= Josh Spiegel =

American radio journalist (born 1975)

Josh Spiegel (born July 25, 1975) is an American radio personality based in Baltimore, Maryland.

He lives in Owings Mills, Maryland.

==Career==
Spiegel began his career in radio at age 12. He served as a radio intern at WPGC-FM and has worked on morning shows in Dallas, Denver, New York and Washington, D.C. Spiegel was also a news writer for the television stations WJZ in Baltimore and WJLA in D.C.

On August 22, 2005, Spiegel joined the WIYY 98 Rock Morning Show as a news man.

He formerly broadcast on the show Out to Lunch with Big O and Dukes on the then WHFS 99.1. The “Kirk, Mark and Spiegel” morning show was nominated as "Best Personality/Show Of The Year" by Radio & Records magazine in 2006.

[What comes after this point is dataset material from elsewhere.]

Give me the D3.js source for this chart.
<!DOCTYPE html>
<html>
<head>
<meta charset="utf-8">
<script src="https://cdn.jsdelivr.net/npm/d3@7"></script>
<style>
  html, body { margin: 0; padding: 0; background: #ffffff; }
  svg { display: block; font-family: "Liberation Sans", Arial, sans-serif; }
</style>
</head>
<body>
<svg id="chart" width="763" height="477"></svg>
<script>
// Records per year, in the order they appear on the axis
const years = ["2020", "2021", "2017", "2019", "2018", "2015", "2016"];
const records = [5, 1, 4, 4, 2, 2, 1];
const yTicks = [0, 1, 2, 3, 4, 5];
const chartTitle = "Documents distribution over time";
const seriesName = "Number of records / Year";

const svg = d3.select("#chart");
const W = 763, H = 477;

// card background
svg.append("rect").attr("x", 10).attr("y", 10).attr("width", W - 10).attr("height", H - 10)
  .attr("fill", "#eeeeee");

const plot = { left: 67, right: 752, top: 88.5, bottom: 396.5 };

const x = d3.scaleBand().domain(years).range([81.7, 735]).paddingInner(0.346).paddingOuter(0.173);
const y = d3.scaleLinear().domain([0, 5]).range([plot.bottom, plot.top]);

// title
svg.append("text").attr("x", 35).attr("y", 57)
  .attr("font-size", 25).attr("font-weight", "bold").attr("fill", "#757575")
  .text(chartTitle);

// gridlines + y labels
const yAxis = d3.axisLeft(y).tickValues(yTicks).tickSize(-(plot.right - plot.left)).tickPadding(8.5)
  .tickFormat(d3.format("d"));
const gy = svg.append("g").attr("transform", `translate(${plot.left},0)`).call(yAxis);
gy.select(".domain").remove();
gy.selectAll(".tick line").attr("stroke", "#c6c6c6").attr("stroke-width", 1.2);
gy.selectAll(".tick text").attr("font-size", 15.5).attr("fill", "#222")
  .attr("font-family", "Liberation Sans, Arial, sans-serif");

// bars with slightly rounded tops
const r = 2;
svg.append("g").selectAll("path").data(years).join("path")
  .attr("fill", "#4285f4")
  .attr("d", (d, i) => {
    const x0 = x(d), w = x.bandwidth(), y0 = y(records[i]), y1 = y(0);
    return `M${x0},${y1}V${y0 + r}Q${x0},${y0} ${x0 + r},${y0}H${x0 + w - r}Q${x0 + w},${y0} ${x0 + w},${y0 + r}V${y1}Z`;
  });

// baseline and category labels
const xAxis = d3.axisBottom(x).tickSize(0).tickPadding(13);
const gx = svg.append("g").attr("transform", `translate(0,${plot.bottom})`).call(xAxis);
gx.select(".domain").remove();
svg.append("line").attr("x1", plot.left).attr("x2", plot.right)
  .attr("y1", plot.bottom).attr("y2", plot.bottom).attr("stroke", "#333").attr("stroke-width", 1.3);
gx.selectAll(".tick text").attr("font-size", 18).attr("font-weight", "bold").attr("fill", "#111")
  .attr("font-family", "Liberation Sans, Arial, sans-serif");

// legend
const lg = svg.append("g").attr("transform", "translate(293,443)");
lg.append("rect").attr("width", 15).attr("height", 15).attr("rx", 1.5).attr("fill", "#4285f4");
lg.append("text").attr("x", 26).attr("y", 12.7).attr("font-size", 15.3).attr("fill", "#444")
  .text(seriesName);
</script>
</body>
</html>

In 2007, Baltimore City Paper named Spiegel the "Best Radio Personality"; for the rest of that day, the Mickey, Amelia & Spiegel Show was renamed to Spiegel, Spiegel & Spiegel in honor of the award.

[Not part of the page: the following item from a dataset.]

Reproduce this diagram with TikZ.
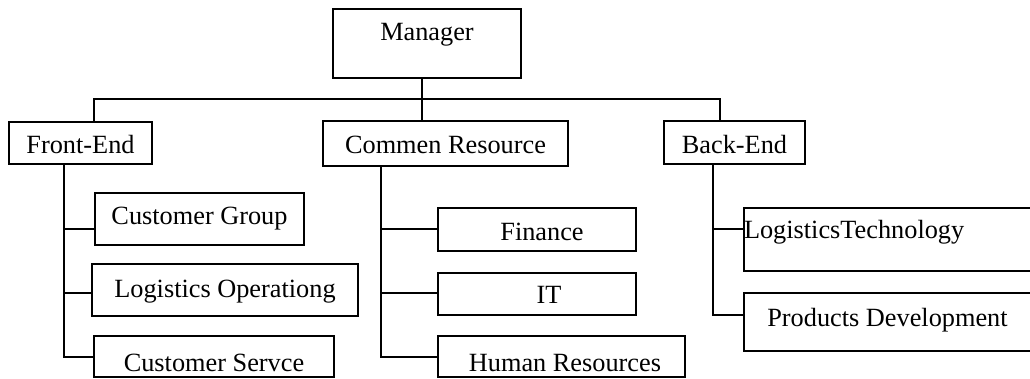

In 2007 and 2008, the “Mickey, Amelia and Spiegel” show was nominated as "Best Personality/Show Of The Year" by Radio & Records magazine at its industry achievement awards.

Spiegel has won 8 Edward R. Murrow Awards in the writing category for his commentary segments on WBAL (AM). His wins occurred in 2013, 2014, 2017, 2020, 2021, 2022, 2023 and 2026.